The company founded by Altman called ‘Y Combinator’ funds the startups like Nectome. The process he has signed up for involves embalming the brain so that it can be simulated onto a computer. The person who wants to run the procedure is hooked up to a machine and then injected with Nectome’s embalming chemicals. The company has already told that the method is 100% fatal. Nectome’s co-founder, Robert Mcintyre said in a review, “The user experience will be identical to physician-assisted suicide.”
The company’s website says that their mission is to ‘preserve your brain well enough to keep all its memories intact’. The statement says, “We believe that within the current century it will be feasible to digitize this information and use it to recreate your consciousness.” The business pitch states, “What if we told you we could back up your mind?” Embalming fluid keeps the body frozen and intact. There is no chance of decomposition for many hundred years. However, for the procedure to work, the brain has to be fresh.
Nectome said that they are planning to connect with people suffering from terminal diseases and pump embalming mixture into their carotid arteries through their necks. The procedure qualifies as physician-assisted suicide, which is legal in only five states within the country. The company has consulted lawyers and said that if people have some terminal disease, they believe that this service should be made legal to them.
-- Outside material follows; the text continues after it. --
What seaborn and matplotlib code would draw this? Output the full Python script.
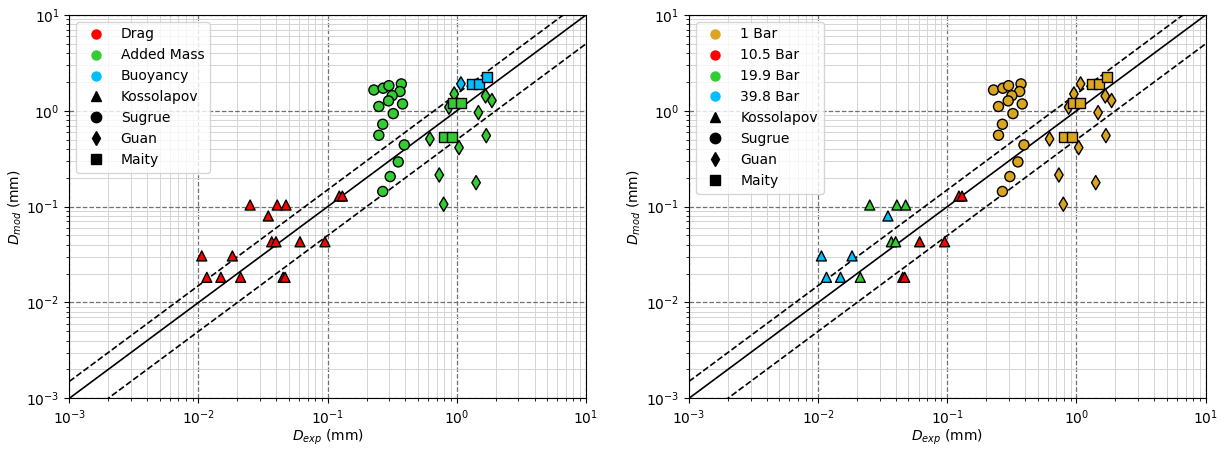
import numpy as np
import pandas as pd
import matplotlib
matplotlib.use("Agg")
import matplotlib.pyplot as plt
from matplotlib.lines import Line2D
import seaborn as sns

# ---------------- data ----------------
kos_x = [0.0251, 0.0407, 0.0476, 0.0347, 0.0369, 0.0398, 0.0611, 0.0953,
         0.0106, 0.0183, 0.0116, 0.0149, 0.0212, 0.0452, 0.0468, 0.123, 0.130]
kos_y = [0.104, 0.104, 0.104, 0.080, 0.043, 0.043, 0.043, 0.043,
         0.0306, 0.0306, 0.0183, 0.0183, 0.0183, 0.0183, 0.0183, 0.129, 0.129]
kos_force = ["Drag"] * 17
kos_pressure = ["19.9 Bar", "19.9 Bar", "19.9 Bar", "39.8 Bar", "19.9 Bar", "19.9 Bar",
                "10.5 Bar", "10.5 Bar", "39.8 Bar", "39.8 Bar", "39.8 Bar", "39.8 Bar",
                "19.9 Bar", "10.5 Bar", "10.5 Bar", "10.5 Bar", "10.5 Bar"]

sug_x = [0.228, 0.269, 0.298, 0.372, 0.363, 0.316, 0.296, 0.249,
         0.380, 0.322, 0.267, 0.249, 0.392, 0.352, 0.305, 0.267]
sug_y = [1.65, 1.72, 1.83, 1.91, 1.59, 1.44, 1.27, 1.11,
         1.18, 0.935, 0.724, 0.556, 0.441, 0.293, 0.206, 0.144]
sug_force = ["Added Mass"] * 16
sug_pressure = ["1 Bar"] * 16

guan_x = [1.076, 0.955, 0.869, 1.67, 1.87, 1.47, 0.619, 1.69, 1.04, 0.731, 1.41, 0.791]
guan_y = [1.91, 1.50, 1.09, 1.43, 1.28, 0.958, 0.509, 0.551, 0.413, 0.214, 0.178, 0.106]
guan_force = ["Buoyancy"] + ["Added Mass"] * 11
guan_pressure = ["1 Bar"] * 12

maity_x = [0.938, 1.07, 0.794, 0.916, 1.32, 1.49, 1.71]
maity_y = [1.20, 1.20, 0.530, 0.530, 1.91, 1.91, 2.24]
maity_force = ["Added Mass"] * 4 + ["Buoyancy"] * 3
maity_pressure = ["1 Bar"] * 7

sources = ["Kossolapov", "Sugrue", "Guan", "Maity"]
forces = ["Drag", "Added Mass", "Buoyancy"]
pressures = ["1 Bar", "10.5 Bar", "19.9 Bar", "39.8 Bar"]

ref_x = [1e-3, 1e1]
band_hi = 1.5
band_lo = 0.5

# ---------------- styles ----------------
force_colors = {"Drag": "#ff0000", "Added Mass": "#33cc33", "Buoyancy": "#00bfff"}
pressure_colors = {"1 Bar": "#daa520", "10.5 Bar": "#ff0000",
                   "19.9 Bar": "#33cc33", "39.8 Bar": "#00bfff"}
source_markers = {"Kossolapov": "^", "Sugrue": "o", "Guan": "d", "Maity": "s"}

frames = []
for name, xs, ys, fs, ps in [
    ("Kossolapov", kos_x, kos_y, kos_force, kos_pressure),
    ("Sugrue", sug_x, sug_y, sug_force, sug_pressure),
    ("Guan", guan_x, guan_y, guan_force, guan_pressure),
    ("Maity", maity_x, maity_y, maity_force, maity_pressure),
]:
    frames.append(pd.DataFrame({"x": xs, "y": ys, "force": fs,
                                "pressure": ps, "source": name}))
df = pd.concat(frames, ignore_index=True)

plt.rcParams["font.family"] = ["DejaVu Sans"]
plt.rcParams["font.size"] = 10
plt.rcParams["mathtext.fontset"] = "dejavusans"

fig = plt.figure(figsize=(12.29, 4.49), dpi=100)
ax1 = fig.add_axes([0.0564, 0.1129, 0.4204, 0.8537])
ax2 = fig.add_axes([0.5606, 0.1129, 0.4204, 0.8537])

def setup(ax):
    ax.set_xscale("log")
    ax.set_yscale("log")
    ax.set_xlim(1e-3, 1e1)
    ax.set_ylim(1e-3, 1e1)
    ax.set_axisbelow(True)
    ax.grid(which="minor", linestyle="-", color="#d4d4d4", linewidth=0.7)
    ax.grid(which="major", linestyle="--", color="#707070", linewidth=0.9)
    rx = np.array(ref_x)
    ax.plot(rx, rx, color="black", linewidth=1.2, zorder=2)
    ax.plot(rx, band_hi * rx, color="black", linestyle="--", linewidth=1.2, zorder=2)
    ax.plot(rx, band_lo * rx, color="black", linestyle="--", linewidth=1.2, zorder=2)

for ax, hue, pal, labels in [(ax1, "force", force_colors, forces),
                             (ax2, "pressure", pressure_colors, pressures)]:
    setup(ax)
    sns.scatterplot(data=df, x="x", y="y", hue=hue, style="source",
                    palette=pal, markers=source_markers, style_order=sources,
                    hue_order=labels, s=52, edgecolor="black", linewidth=1.0,
                    legend=False, ax=ax, zorder=3)
    ax.set_xlabel("$D_{exp}$ (mm)", labelpad=1)
    ax.set_ylabel("$D_{mod}$ (mm)", labelpad=2)
    handles = [Line2D([], [], linestyle="none", marker="o", markersize=7.5,
                      markerfacecolor=pal[l], markeredgecolor="none", label=l)
               for l in labels]
    handles += [Line2D([], [], linestyle="none", marker=source_markers[s],
                       markersize=7.5, markerfacecolor="black",
                       markeredgecolor="black", label=s) for s in sources]
    ax.legend(handles=handles, loc="upper left", fontsize=10)

fig.savefig("out.png", dpi=100)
The idea of uploading human consciousness into a computer or storing it on the cloud is becoming famous among the scientists in the Silicon Valley. Dr. Ian Pearson said that in 50 years humans will be able to store their brains onto the cloud. He said that a person will be able to “use any android that you feel like it to inhibit the real world.” Nectome has a huge federal grant and is also collaborating with MIT neuroscientists. Their embalming technique has also won $80,000 prize for preserving a pigs brain. It was preserved so well that every synapse inside it was clearly visible with an electron microscope.